In response to RMS’s counterclaim that St. Paul had committed procedural bad faith and violated the CPA, St. Paul argued that in the absence of any duty to defend, it could not be liable for mere procedural mishandling of Onvia’s coverage claim. The federal court certified that question to the Washington Supreme Court.

The Supreme Court noted that Washington’s law of bad faith derives from statutory and regulatory provisions and from the common law. Washington’s insurance code recognizes that the business of insurance is affected by the public interest. The Washington Insurance Commissioner therefore promulgated regulations that govern the claims-handling process. Under Washington law, a single violation of those claims-handling regulations constitutes an unfair practice under the CPA. In a previous case, the Supreme Court had held that a first-party insurer therefore could commit bad faith and violate the CPA in mishandling its investigation of a claim even if it ultimately correctly denied the claim. Coventry Assocs. v. Am. States Ins. Co., 136 Wn.2d 269 (1998).

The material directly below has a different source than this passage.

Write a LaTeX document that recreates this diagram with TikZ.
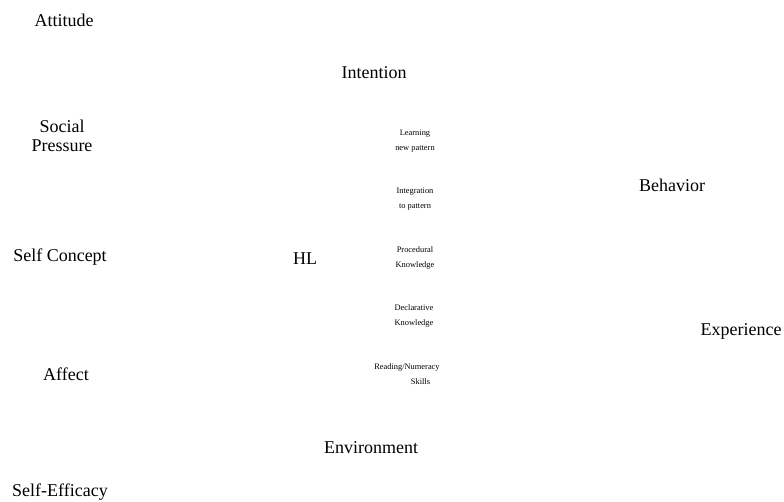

The St. Paul Court observed that the two main benefits of liability coverage are payment and defense. But the duty of good faith is not specific to either of those benefits; it permeates the insurance agreement. The Court held that “there is no appreciable difference between this case and Coventry with respect to whether bad faith claim mishandling remains actionable in the absence of coverage.” The same was true of RMS’s counterclaim under the CPA.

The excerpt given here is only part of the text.